Everything in the listing except the pictures should be written out exactly.

------ Records shown

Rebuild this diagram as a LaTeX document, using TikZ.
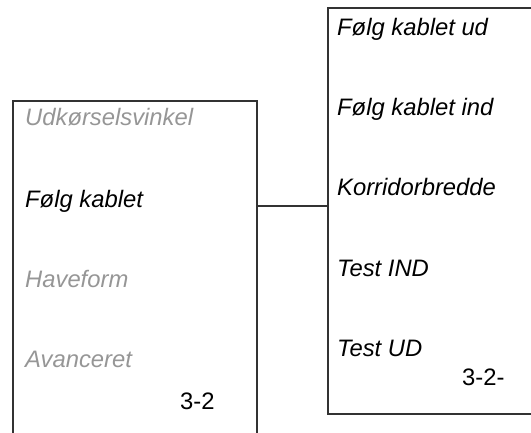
\documentclass[tikz,border=0pt]{standalone}
\usepackage{fontspec}
\setmainfont{Liberation Sans}
\definecolor{dimtext}{RGB}{150,150,150}
\definecolor{boxline}{RGB}{50,50,50}
\begin{document}
\begin{tikzpicture}[x=1pt,y=-1pt,
  panel/.style={draw=boxline,line width=1.6pt,anchor=north west,inner sep=0pt},
  item/.style={anchor=base west,inner sep=0pt,font=\fontsize{23.8}{28}\selectfont\itshape},
  dimitem/.style={item,text=dimtext},
  pagenum/.style={anchor=base west,inner sep=0pt,font=\fontsize{23.8}{28}\selectfont},
  link/.style={draw=boxline,line width=1.2pt}]
\clip (0,0) rectangle (531,432);
\path[use as bounding box] (0,0) rectangle (531,432);
\node[panel,minimum width=244pt,minimum height=350pt] (L) at (12,100) {};
\node[panel,minimum width=220pt,minimum height=406pt] (R) at (327,7) {};
\node[dimitem] (l1) at (25,125) {Udkørselsvinkel};
\node[item] (l2) at (25,207) {Følg kablet};
\node[dimitem] (l3) at (25,287) {Haveform};
\node[dimitem] (l4) at (25,367) {Avanceret};
\node[pagenum] (lp) at (180,409) {3-2};
\node[item] (r1) at (337,35) {Følg kablet ud};
\node[item] (r2) at (337,115) {Følg kablet ind};
\node[item] (r3) at (337,195) {Korridorbredde};
\node[item] (r4) at (337,276) {Test IND};
\node[item] (r5) at (337,356) {Test UD};
\node[pagenum] (rp) at (462,385) {3-2-};
\coordinate (lk) at (0,206);
\draw[link] (L.east |- lk) -- (R.west |- lk);
\end{tikzpicture}
\end{document}
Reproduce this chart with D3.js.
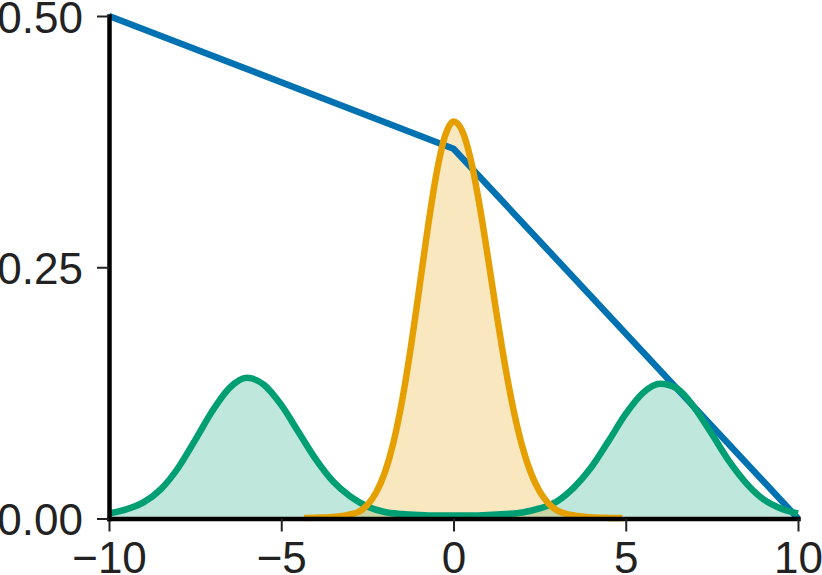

------------

### Correct response
Rebuild this diagram as a LaTeX document, using TikZ.
\documentclass[tikz,border=0pt]{standalone}
\usepackage{fontspec}
\setmainfont{Liberation Sans}
\definecolor{dimtext}{RGB}{150,150,150}
\definecolor{boxline}{RGB}{50,50,50}
\begin{document}
\begin{tikzpicture}[x=1pt,y=-1pt,
  panel/.style={draw=boxline,line width=1.6pt,anchor=north west,inner sep=0pt},
  item/.style={anchor=base west,inner sep=0pt,font=\fontsize{23.8}{28}\selectfont\itshape},
  dimitem/.style={item,text=dimtext},
  pagenum/.style={anchor=base west,inner sep=0pt,font=\fontsize{23.8}{28}\selectfont},
  link/.style={draw=boxline,line width=1.2pt}]
\clip (0,0) rectangle (531,432);
\path[use as bounding box] (0,0) rectangle (531,432);
\node[panel,minimum width=244pt,minimum height=350pt] (L) at (12,100) {};
\node[panel,minimum width=220pt,minimum height=406pt] (R) at (327,7) {};
\node[dimitem] (l1) at (25,125) {Udkørselsvinkel};
\node[item] (l2) at (25,207) {Følg kablet};
\node[dimitem] (l3) at (25,287) {Haveform};
\node[dimitem] (l4) at (25,367) {Avanceret};
\node[pagenum] (lp) at (180,409) {3-2};
\node[item] (r1) at (337,35) {Følg kablet ud};
\node[item] (r2) at (337,115) {Følg kablet ind};
\node[item] (r3) at (337,195) {Korridorbredde};
\node[item] (r4) at (337,276) {Test IND};
\node[item] (r5) at (337,356) {Test UD};
\node[pagenum] (rp) at (462,385) {3-2-};
\coordinate (lk) at (0,206);
\draw[link] (L.east |- lk) -- (R.west |- lk);
\end{tikzpicture}
\end{document}
Reproduce this chart with D3.js.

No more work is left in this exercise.